Gli imbecilli di Eco e il diritto alla parola

faber7-01-03Ma cosa si deve dare a un imbecille? Voglio dire: secondo Umberto Eco,  internet, i social network, hanno finito col dare a legioni di imbecilli il diritto alla parola, con le conseguenze che sappiamo (cioè precisamente quali? Non è chiaro, ci torno sopra dopo). Ora, però, a un imbecille non è il caso di dare la parola, è chiaro, ma nemmeno le chiavi dell’auto, o il posto a tavola. Da questo punto di vista, come dar torto a Eco? Il professore, ieri parlava a braccio, a margine della cerimonia in cui riceveva l’ennesima laurea honoris causa, ed è quindi probabile, se non certo, che, lamentandosi del diritto alla parola dato agli imbecilli e alle loro vaste legioni non intendesse affatto togliere loro un diritto costituzionalmente garantito. La nostra Carta non distingue infatti fra il diritto di parola agli intelligenti, agli stolti, e ai completamente imbecilli. Anche il diritto di voto, peraltro, non tiene conto della distinzione – è la democrazia, bellezza! – e consente agli imbecilli di cui sopra di esprimersi liberamente. Se è vero, come Eco ha detto, che gli imbecilli parlando fanno molti guai, figuriamoci votando!
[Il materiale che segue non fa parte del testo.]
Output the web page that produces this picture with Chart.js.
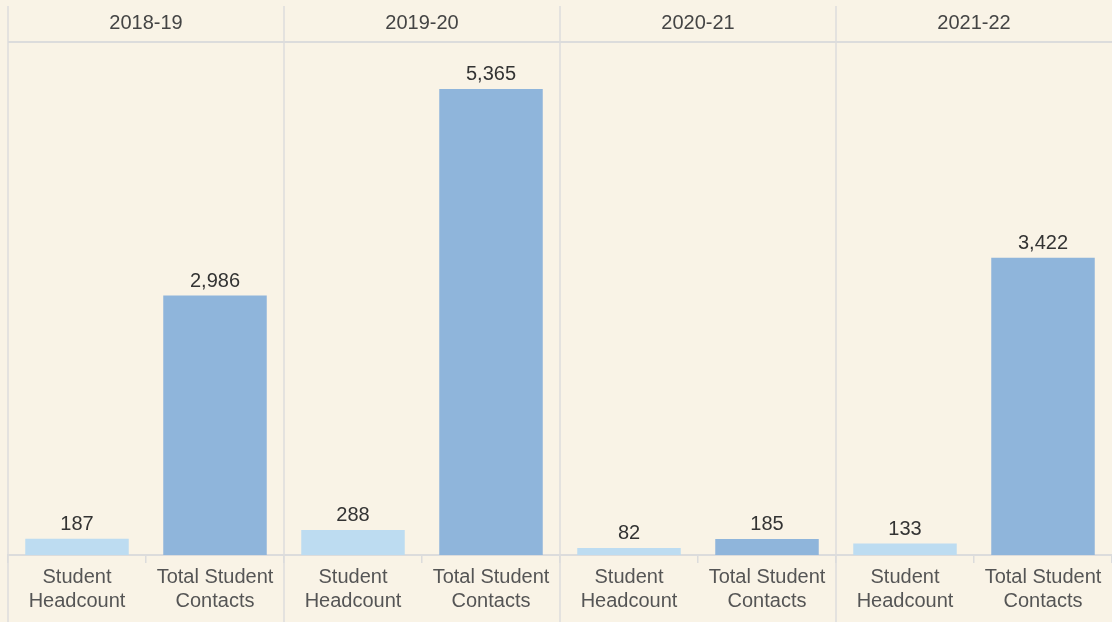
<!DOCTYPE html>
<html>
<head>
<meta charset="utf-8">
<script src="https://cdn.jsdelivr.net/npm/chart.js@4/dist/chart.umd.min.js"></script>
<style>
  body { margin: 0; background: #f9f3e6; }
  canvas { display: block; }
</style>
</head>
<body>
<canvas id="chart" width="1112" height="622"></canvas>
<script>
// Data
const years = ['2018-19', '2019-20', '2020-21', '2021-22'];
const measures = [['Student', 'Headcount'], ['Total Student', 'Contacts']];
const headcount = [187, 288, 82, 133];
const contacts = [2986, 5365, 185, 3422];
const barColors = ['#bddcf1', '#8fb5db'];

// flatten to one category per bar
const labels = [], values = [], colors = [];
years.forEach((y, i) => {
    labels.push(measures[0]); values.push(headcount[i]); colors.push(barColors[0]);
    labels.push(measures[1]); values.push(contacts[i]); colors.push(barColors[1]);
});

const FONT = '"Liberation Sans", Arial, sans-serif';

const panelPlugin = {
    id: 'panels',
    beforeDraw(chart) {
        const ctx = chart.ctx;
        ctx.save();
        ctx.fillStyle = '#f9f3e6';
        ctx.fillRect(0, 0, chart.width, chart.height);
        ctx.restore();
    },
    afterDraw(chart) {
        const ctx = chart.ctx;
        const area = chart.chartArea;
        const xs = chart.scales.x;
        const meta = chart.getDatasetMeta(0);
        ctx.save();
        ctx.strokeStyle = '#dcdcdc';
        ctx.lineWidth = 2;
        // header line
        ctx.beginPath();
        ctx.moveTo(area.left, area.top - 1);
        ctx.lineTo(area.right, area.top - 1);
        ctx.stroke();
        // panel dividers + titles
        const edges = [area.left];
        for (let i = 1; i < years.length; i++) {
            edges.push((xs.getPixelForTick(2 * i - 1) + xs.getPixelForTick(2 * i)) / 2);
        }
        edges.push(area.right);
        ctx.lineWidth = 1.5;
        for (let i = 0; i < years.length; i++) {
            ctx.beginPath();
            ctx.moveTo(edges[i], 6);
            ctx.lineTo(edges[i], chart.height);
            ctx.stroke();
        }
        ctx.fillStyle = '#444';
        ctx.font = '20px ' + FONT;
        ctx.textAlign = 'center';
        ctx.textBaseline = 'middle';
        years.forEach((y, i) => {
            ctx.fillText(y, (edges[i] + edges[i + 1]) / 2, 23);
        });
        // value labels
        ctx.fillStyle = '#333';
        ctx.textBaseline = 'bottom';
        meta.data.forEach((bar, i) => {
            ctx.fillText(values[i].toLocaleString('en-US'), bar.x, bar.y - 4);
        });
        ctx.restore();
    }
};

new Chart(document.getElementById('chart'), {
    type: 'bar',
    data: {
        labels: labels,
        datasets: [{
            data: values,
            backgroundColor: colors,
            barPercentage: 0.75,
            categoryPercentage: 1.0
        }]
    },
    options: {
        responsive: false,
        animation: false,
        layout: { padding: { left: 8, top: 43, right: 0, bottom: 7 } },
        plugins: { legend: { display: false }, tooltip: { enabled: false } },
        scales: {
            x: {
                offset: true,
                border: { display: true, color: '#dcdcdc', width: 2 },
                grid: { offset: true, drawOnChartArea: false, tickLength: 8, color: '#dcdcdc', lineWidth: 1.5 },
                ticks: {
                    color: '#555',
                    font: { family: FONT, size: 20, lineHeight: 1.2 },
                    padding: 2,
                    maxRotation: 0,
                    autoSkip: false
                }
            },
            y: {
                display: false,
                min: 0,
                max: 5894
            }
        }
    },
    plugins: [panelPlugin]
});
</script>
</body>
</html>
Ma è chiaro che in questione non è tanto il diritto, quanto il fatto, o forse meglio lo strumento con il quale gli imbecilli esercitano il loro diritto: la rete. Eco ha infatti sostenuto che grazie alla rete lo scemo del villaggio è diventato «portatore di verità». Che grosso modo vuol dire: è lui che, oggi, fa opinione in rete. Lui che si inventa le cose più assurde; lui, il troll che infesta i commenti o crede alle storie più improbabili. Altro che avere un mondo nel cuore e non riuscire a esprimerlo con le parole, come cantava De André! Lo scemo adesso si esprime e come! Anzi: monopolizza la scena. E soprattutto non capisce, cioè non discrimina, prende per oro colato qualunque notizia circoli in rete, e ignora la differenza fra essere informati ed essere colti, sapere quello che si dice e sapere perché lo si dice. A decidere se un sito sia autorevole, affidabile, competente è il numero di accessi e condivisioni: la popolarità, insomma, che è un indice in cui gli imbecilli impongono la dura legge del numero.

A queste ragioni e preoccupazioni si possono però opporre almeno un paio di cose. La prima: non è vero che la quantità rovini necessariamente la qualità. Anzi Donald Sassoon ci ha scritto su un librone grosso così (chi mai lo leggerà? Non lo so, ma se siete bravi – ehm – potete riuscire a scaricarlo dalla rete). Tesi: già altre volte si sono rotte le cateratte dell’accesso, e i barbari sono entrati nel tempio della cultura. Con la stampa, ad esempio, con il disco, con la televisione. Non sono per questo finite né la letteratura, né la musica, né le arti visive. Piuttosto: sono cambiate. Oggi in metropolitana tutti ascoltano grazie a internet musichette orrende? Beh, prima non ascoltavano affatto.

Seconda obiezione: ma chi l’ha detto che i siti sono tutti uguali? Il fatto che notizie e conoscenze circolino per mille rivoli, ufficiali e non, mediate o disintermediate, non toglie che pure la rete, come i materassi di una volta, ha i suoi «punti di capitone», cioè luoghi in cui le cose si intrecciano, per i quali più o meno tutti passano, e che quindi finiscono con l’assumere una funzione quasi-istituzionale, di filtro o di raccordo. Persino la pagina di ricerca di Google, apparentemente bianca e vuota, la esercita e sarebbe più utile capire in che modo, piuttosto che rimanerne ignari. Se dunque Eco, smettendo i panni apocalittici e integrandosi un po’ di più, esercitasse il suo spirito critico non in termini generici e approssimativi, ma guardando un po’ più da vicino le cose, e come davvero funzionano, l’imbecillità della rete non scomparirebbe, ma forse non gli risulterebbe più così insuperabile.